Give the number of lines that include the string "this", nothing more.

--- Start ---

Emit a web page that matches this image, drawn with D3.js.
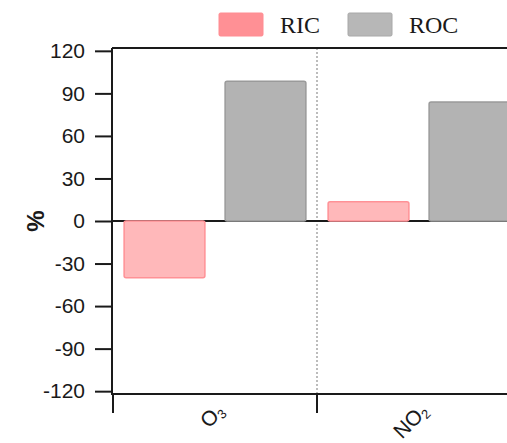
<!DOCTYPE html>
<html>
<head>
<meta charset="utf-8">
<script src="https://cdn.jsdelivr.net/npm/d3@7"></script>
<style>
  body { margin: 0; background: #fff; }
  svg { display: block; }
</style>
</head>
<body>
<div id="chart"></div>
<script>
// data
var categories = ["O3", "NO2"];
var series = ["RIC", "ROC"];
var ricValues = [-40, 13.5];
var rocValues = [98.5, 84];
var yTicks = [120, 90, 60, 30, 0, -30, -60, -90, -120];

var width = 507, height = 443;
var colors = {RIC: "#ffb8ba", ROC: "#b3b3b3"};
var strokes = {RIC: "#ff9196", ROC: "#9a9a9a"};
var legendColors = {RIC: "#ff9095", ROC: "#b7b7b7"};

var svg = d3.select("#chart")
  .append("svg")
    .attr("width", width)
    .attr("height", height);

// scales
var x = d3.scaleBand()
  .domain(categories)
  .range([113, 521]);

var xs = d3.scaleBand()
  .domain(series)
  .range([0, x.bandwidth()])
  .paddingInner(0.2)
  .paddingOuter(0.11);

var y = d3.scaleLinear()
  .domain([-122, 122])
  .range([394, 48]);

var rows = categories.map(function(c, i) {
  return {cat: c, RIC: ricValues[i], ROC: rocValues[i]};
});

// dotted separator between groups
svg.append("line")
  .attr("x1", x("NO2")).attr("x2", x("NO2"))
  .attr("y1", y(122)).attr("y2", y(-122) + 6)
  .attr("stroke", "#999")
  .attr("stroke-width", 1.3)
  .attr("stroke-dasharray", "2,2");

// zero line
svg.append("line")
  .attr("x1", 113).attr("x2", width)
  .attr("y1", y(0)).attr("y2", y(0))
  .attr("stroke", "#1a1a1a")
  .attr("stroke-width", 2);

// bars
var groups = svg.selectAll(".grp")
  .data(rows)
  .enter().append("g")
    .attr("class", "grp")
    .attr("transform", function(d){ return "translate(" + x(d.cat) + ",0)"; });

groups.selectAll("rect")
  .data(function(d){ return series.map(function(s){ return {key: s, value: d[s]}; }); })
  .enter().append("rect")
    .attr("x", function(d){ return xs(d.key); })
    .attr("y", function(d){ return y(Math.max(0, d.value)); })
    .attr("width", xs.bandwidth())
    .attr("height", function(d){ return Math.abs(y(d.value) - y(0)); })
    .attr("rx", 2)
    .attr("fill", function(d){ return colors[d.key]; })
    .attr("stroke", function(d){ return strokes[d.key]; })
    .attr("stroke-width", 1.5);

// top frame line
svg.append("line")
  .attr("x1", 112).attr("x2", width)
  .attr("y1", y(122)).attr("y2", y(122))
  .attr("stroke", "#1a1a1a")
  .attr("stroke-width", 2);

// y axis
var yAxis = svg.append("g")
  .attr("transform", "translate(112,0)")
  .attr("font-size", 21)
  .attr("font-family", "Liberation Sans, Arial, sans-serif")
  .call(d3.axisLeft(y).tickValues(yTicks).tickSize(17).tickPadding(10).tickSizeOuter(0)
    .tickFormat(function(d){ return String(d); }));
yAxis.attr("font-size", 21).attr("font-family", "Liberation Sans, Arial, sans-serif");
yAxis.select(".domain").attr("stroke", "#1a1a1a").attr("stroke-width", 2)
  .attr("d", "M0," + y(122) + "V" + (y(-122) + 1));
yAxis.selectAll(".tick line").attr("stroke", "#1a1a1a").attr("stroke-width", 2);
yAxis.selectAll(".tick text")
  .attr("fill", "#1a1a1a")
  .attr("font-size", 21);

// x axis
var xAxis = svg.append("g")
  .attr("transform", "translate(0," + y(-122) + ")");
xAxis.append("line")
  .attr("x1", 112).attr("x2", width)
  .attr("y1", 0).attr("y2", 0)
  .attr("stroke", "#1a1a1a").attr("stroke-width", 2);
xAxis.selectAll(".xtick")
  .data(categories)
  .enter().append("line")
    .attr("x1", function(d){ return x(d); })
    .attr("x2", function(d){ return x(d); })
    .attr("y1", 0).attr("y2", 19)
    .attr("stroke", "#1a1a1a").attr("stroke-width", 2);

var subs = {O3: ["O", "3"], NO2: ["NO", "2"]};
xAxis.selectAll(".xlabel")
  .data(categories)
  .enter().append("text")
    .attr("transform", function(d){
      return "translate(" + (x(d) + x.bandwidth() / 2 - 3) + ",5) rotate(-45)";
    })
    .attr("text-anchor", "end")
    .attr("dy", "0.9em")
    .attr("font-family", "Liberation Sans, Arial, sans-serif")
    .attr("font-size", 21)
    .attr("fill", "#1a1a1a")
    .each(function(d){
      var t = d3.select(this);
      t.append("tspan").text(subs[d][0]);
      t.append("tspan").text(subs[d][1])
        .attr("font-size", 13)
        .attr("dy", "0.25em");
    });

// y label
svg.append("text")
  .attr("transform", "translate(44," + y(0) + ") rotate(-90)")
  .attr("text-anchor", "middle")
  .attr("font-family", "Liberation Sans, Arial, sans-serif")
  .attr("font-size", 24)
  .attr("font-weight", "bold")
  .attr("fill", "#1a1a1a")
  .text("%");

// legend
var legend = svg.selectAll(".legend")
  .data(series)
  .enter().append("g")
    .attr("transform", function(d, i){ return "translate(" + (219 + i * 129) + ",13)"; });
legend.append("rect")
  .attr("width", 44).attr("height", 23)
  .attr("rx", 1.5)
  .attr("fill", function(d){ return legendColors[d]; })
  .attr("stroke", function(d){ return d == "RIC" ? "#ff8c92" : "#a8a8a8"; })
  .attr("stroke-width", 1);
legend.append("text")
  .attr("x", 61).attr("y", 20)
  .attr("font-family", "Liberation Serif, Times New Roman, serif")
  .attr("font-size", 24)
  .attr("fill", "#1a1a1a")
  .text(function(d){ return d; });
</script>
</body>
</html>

--- End ---

> _Problem solution_
2